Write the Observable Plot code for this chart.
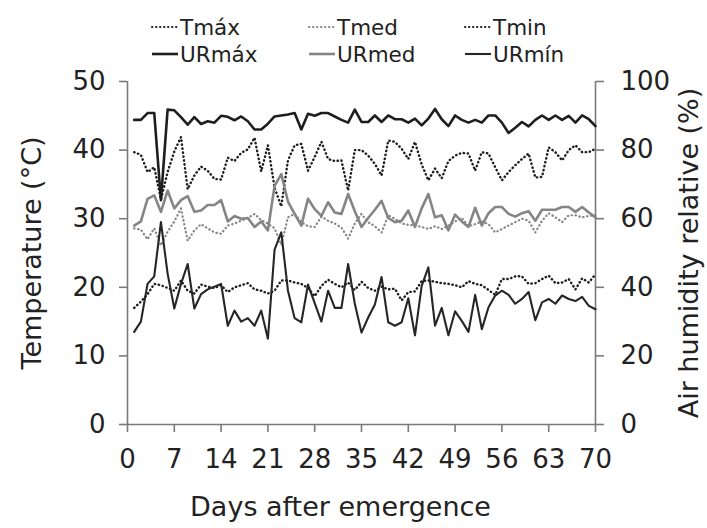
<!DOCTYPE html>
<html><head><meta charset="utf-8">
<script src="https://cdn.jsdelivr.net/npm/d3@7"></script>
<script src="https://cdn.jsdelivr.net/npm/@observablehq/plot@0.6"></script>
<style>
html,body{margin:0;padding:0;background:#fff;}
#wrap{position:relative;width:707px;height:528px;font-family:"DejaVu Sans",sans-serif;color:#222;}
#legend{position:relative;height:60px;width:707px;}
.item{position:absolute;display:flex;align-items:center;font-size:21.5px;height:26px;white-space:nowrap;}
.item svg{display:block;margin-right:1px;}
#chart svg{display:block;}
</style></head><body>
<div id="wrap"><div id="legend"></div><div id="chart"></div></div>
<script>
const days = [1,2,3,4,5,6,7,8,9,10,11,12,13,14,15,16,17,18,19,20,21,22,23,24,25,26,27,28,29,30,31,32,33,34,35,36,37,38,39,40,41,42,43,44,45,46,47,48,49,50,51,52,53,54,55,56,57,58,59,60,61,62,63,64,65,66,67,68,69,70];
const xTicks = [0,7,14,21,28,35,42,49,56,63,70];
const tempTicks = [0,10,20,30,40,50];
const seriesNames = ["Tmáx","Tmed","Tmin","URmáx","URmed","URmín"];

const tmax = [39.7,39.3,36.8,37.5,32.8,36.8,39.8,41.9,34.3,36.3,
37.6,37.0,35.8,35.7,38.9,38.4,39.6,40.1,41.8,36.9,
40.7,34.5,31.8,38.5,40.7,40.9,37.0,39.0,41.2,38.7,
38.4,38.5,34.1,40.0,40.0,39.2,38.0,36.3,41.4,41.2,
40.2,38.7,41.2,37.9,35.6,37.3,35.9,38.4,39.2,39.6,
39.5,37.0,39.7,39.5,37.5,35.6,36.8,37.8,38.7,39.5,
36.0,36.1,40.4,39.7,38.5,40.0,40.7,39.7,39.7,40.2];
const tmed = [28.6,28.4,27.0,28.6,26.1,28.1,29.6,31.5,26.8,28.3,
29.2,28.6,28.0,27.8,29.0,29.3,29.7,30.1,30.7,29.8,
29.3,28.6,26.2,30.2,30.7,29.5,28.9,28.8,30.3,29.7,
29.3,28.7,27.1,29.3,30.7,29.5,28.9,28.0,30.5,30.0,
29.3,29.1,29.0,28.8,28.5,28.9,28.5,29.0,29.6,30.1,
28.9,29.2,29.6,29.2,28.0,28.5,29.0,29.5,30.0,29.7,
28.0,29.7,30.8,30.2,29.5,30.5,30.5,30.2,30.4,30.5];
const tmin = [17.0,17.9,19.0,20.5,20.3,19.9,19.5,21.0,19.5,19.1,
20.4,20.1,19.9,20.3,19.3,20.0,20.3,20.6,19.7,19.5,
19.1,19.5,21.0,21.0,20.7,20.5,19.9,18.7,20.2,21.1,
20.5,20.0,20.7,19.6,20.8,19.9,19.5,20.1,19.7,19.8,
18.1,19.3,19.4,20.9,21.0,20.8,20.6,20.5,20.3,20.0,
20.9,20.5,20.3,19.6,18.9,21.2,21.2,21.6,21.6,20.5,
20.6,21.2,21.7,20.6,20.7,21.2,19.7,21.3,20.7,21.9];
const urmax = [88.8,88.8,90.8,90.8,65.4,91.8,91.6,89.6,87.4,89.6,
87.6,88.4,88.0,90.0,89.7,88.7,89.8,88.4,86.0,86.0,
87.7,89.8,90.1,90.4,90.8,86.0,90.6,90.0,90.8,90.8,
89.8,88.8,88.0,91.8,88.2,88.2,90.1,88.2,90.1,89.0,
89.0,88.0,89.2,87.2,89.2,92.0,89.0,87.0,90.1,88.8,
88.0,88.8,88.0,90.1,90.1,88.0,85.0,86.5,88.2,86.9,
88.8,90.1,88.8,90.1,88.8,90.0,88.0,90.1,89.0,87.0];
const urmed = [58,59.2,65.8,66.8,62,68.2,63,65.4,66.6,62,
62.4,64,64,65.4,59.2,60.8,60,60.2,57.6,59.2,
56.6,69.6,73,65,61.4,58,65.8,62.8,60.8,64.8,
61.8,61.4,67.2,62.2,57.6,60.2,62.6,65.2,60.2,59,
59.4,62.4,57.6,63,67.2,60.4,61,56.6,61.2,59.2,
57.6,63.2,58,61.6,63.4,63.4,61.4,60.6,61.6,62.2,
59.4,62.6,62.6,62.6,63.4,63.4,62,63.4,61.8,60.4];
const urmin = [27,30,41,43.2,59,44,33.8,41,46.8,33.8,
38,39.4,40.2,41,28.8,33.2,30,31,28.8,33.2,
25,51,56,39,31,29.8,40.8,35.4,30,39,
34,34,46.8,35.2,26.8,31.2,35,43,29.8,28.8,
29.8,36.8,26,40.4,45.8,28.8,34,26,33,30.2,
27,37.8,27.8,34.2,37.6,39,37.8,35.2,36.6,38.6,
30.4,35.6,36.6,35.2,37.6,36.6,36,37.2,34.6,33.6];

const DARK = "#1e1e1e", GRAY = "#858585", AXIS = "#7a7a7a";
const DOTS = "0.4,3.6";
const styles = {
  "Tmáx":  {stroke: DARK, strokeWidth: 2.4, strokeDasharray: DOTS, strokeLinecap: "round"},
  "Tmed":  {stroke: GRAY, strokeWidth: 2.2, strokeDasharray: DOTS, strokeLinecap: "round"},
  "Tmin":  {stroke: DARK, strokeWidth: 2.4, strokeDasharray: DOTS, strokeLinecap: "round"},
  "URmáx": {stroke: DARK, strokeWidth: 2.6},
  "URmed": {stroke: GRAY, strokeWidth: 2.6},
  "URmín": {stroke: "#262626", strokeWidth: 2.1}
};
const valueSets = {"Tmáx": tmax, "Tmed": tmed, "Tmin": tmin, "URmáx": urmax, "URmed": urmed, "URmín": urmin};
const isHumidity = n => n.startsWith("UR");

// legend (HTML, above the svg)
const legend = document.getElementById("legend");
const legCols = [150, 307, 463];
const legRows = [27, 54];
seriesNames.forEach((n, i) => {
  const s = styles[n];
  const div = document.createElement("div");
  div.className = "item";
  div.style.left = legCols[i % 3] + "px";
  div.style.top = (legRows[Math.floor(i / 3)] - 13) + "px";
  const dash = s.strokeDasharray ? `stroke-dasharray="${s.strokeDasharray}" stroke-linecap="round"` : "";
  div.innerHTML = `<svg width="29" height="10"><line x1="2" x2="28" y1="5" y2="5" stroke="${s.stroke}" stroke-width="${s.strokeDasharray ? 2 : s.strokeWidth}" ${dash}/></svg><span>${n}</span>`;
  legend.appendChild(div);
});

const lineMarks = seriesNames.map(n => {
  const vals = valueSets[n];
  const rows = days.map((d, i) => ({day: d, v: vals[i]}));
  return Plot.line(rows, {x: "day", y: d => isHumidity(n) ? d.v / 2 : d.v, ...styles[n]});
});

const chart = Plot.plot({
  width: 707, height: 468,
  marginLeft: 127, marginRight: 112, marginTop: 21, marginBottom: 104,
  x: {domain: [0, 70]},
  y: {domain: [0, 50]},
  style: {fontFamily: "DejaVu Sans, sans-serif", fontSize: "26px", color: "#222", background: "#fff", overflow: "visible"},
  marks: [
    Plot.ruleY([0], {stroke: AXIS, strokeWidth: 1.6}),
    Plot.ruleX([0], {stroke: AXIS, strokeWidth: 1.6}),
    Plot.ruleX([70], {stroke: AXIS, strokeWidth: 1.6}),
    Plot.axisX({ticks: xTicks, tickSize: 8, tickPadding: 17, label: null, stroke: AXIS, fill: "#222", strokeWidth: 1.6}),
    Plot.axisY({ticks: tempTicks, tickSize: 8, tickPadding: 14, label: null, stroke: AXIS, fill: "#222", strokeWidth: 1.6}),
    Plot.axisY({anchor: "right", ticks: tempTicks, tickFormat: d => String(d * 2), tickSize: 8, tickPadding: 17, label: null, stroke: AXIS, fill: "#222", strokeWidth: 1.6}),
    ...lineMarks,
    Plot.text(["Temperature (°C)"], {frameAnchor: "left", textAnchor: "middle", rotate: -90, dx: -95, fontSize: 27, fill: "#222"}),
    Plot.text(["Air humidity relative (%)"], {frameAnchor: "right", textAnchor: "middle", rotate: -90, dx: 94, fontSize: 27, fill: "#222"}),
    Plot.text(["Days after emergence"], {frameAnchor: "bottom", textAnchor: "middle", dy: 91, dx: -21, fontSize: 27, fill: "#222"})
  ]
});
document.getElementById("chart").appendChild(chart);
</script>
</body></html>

·····

What is required → Which lines contain the word "chart"? Return each of them.

Task solution →
Write the Observable Plot code for this chart.
#chart svg{display:block;}
<div id="wrap"><div id="legend"></div><div id="chart"></div></div>
const chart = Plot.plot({
document.getElementById("chart").appendChild(chart);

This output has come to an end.